Die fünf traurigen Helden Hoppes, historische Figuren außer Hagebucher, stehen allesamt im Schatten ihrer Zeiten und Zeitgenossen. Kapf hat sich an Schiller zu messen, Junghuhn an Humboldt, John Hagenbeck an seinem berühmten Magierbruder Carl – und Georg Meister, der „Urahn“ fliehender Versager, mit Gott selbst. Denn Meister wird Gärtner auf einem Schiff gen Japan und segelt so an Orte, „wo überall Gott seinen Garten hat“. Gott ist die entscheidende Figur, an der sich alle zu messen haben.

Religiös gefärbt ist Hoppes Sprache, ihre Figuren weisen immer wieder auf einen Gott, der doch nicht erlösen kann, weder zu Hause noch auf den Meeren. Weil er, wie Kapf im dunklen Schiffsbauch sitzend feststellt, „auch nur ein Nichtschwimmer ist“. Man entkommt eben nicht so einfach dem Schatten seiner Welt.

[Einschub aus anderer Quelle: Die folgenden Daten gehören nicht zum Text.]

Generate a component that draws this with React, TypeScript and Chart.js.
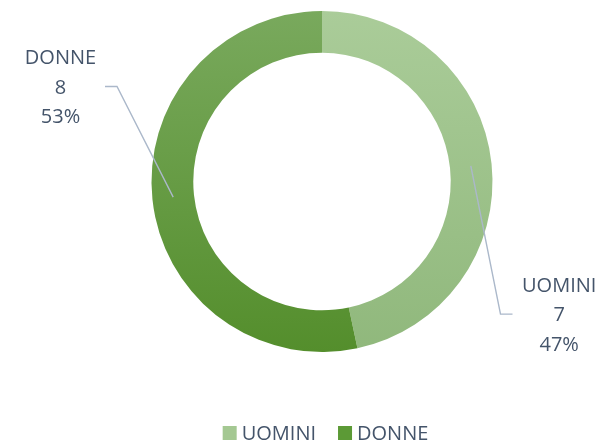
import React, { useEffect, useRef } from "react";
import { Chart, registerables } from "chart.js";

Chart.register(...registerables);

const categories = ["UOMINI", "DONNE"];
const values = [7, 8];
const topColors = ["#AACC99", "#79A95D"];
const bottomColors = ["#90B87C", "#548E2C"];
const legendColors = ["#A4C892", "#5C9A36"];

const FONT = "20px 'Open Sans'";
const TEXT_COLOR = "#44546A";
const LINE_COLOR = "#ABB8CA";

// label layout (style only): elbow offset from doughnut centre, direction, text offset
const labelLayout = [
  { dx: 178.5, dy: 132.6, dir: 1, textOff: 46.7 },
  { dx: -205, dy: -95, dir: -1, textOff: 44.5 },
];

const outLabels = {
  id: "outLabels",
  afterDatasetsDraw(chart: any) {
    const ctx = chart.ctx;
    const meta = chart.getDatasetMeta(0);
    const total = values.reduce((a, b) => a + b, 0);
    meta.data.forEach((arc: any, i: number) => {
      const p = arc.tooltipPosition(false);
      const o = labelLayout[i];
      const ex = arc.x + o.dx;
      const ey = arc.y + o.dy;
      const hx = ex + o.dir * 12;
      ctx.save();
      ctx.strokeStyle = LINE_COLOR;
      ctx.lineWidth = 1.4;
      ctx.beginPath();
      ctx.moveTo(p.x, p.y);
      ctx.lineTo(ex, ey);
      ctx.lineTo(hx, ey);
      ctx.stroke();
      const tx = hx + o.dir * o.textOff;
      ctx.font = FONT;
      ctx.fillStyle = TEXT_COLOR;
      ctx.textAlign = "center";
      ctx.textBaseline = "middle";
      const lines = [
        categories[i],
        String(values[i]),
        Math.round((values[i] / total) * 100) + "%",
      ];
      lines.forEach((t, k) => ctx.fillText(t, tx, ey + 1.5 + (k - 1) * 29.4));
      ctx.restore();
    });
  },
  afterDraw(chart: any) {
    const ctx = chart.ctx;
    const area = chart.chartArea;
    ctx.save();
    ctx.font = FONT;
    const box = 14;
    const gap = 5;
    const spacing = 22;
    const widths = categories.map((c) => ctx.measureText(c).width);
    const total =
      widths.reduce((a, w) => a + box + gap + w, 0) + spacing * (categories.length - 1);
    let x = (area.left + area.right) / 2 + 3.5 - total / 2;
    const y = 433;
    categories.forEach((c, i) => {
      ctx.fillStyle = legendColors[i];
      ctx.fillRect(x, y - box / 2, box, box);
      ctx.fillStyle = TEXT_COLOR;
      ctx.textAlign = "left";
      ctx.textBaseline = "middle";
      ctx.fillText(c, x + box + gap, y + 1);
      x += box + gap + widths[i] + spacing;
    });
    ctx.restore();
  },
};

export default function App() {
  const ref = useRef<HTMLCanvasElement>(null);
  useEffect(() => {
    if (!ref.current) return;
    const chart = new Chart(ref.current, {
      type: "doughnut",
      data: {
        labels: categories,
        datasets: [
          {
            data: values,
            borderWidth: 0,
            backgroundColor: (c: any) => {
              const i = c.dataIndex;
              const area = c.chart.chartArea;
              if (!area) return topColors[i];
              const g = c.chart.ctx.createLinearGradient(0, area.top, 0, area.bottom);
              g.addColorStop(0, topColors[i]);
              g.addColorStop(1, bottomColors[i]);
              return g;
            },
          },
        ],
      },
      options: {
        responsive: false,
        animation: false,
        cutout: "75.5%",
        layout: { padding: { left: 44, right: 0, top: 11, bottom: 90 } },
        plugins: {
          legend: { display: false },
          tooltip: { enabled: false },
        },
      },
      plugins: [outLabels],
    });
    return () => chart.destroy();
  }, []);
  return (
    <div style={{ position: "fixed", left: 0, top: 0, width: 600, height: 442, background: "#fff" }}>
      <canvas ref={ref} width={600} height={442} style={{ display: "block" }} />
    </div>
  );
}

Und trotzdem steht wie ein später Nachhall aus dem Paradies  unmissverständlich am allerletzten Schluss des Buches: „Er sitzt im Licht“. Sie alle halten sich nämlich an ihren Hoffnungen aufrecht und beugen sich nicht: „Ich habe mehr Glück, als ich verdiene“, schreibt einer der Ausreißer noch aus dem tiefsten afrikanischen Sumpf.

Porträts sollen dies sein, so steht es im Untertitel des Buches. Tatsächlich sind es Fiktionen, Erzählungen, die einen historischen Gegenstand zum Anlass haben, aber nicht zum Thema. Hoppes Erzähler erfinden ihre Figuren nicht nach biografischer Exaktheit, sondern sprechen über ihre eigenen Fiktionen, die sie den jeweiligen biografischen Bruchstücken angedeihen lassen. Und sie sagen ganz unmissverständlich „Ich“.

So entstehen diese Erzählungen auch hauptsächlich in der Literatur. Kapf bekommt mit Spiegelberg, Kosinsky und anderen aus Schillers Räuberbande historische Figuren an die Seite gestellt, und sogar bei der Erzählung über John Hagenbeck fällt Schillers ‘Handschuh’ in die Geschichte: „Der Löwe kniet hin und legt sich nieder, dann erhebt er sich und reißt das Maul auf, woher der Befehl kommt, bleibt mein Geheimnis“. Und nicht ohne Grund ist das letzte „Porträt“ über einen Romanhelden von Wilhem Raabes ‘Abu Telfan’. Querverweise, Leitmotive, raffiniert ineinander verschränkte Lebensläufe und Hoppes rhythmische Sprache: Dass ein so kleines Buch eine solche ungeheure Literatur verträgt, ist geradezu sensationell. Die Autorin, selber lange Zeit auf See gewesen und immer wieder in ihren Romanen auf dem Meer unterwegs, erreicht in „Verbrecher und Versager“ eine Kunst der Sprache und des Erzählens, die die ganze Hoffnung enthält, der ihre Helden nachjagen und die sie ins Verderben stürzt. Und so sehr die traurigen Gestalten auch versagen: Sie sitzen im Licht dieser Literatur.

Felicitas Hoppe: Verbrecher und Versager. Fünf Porträts. Mare Bibliothek 2004, 150 Seiten.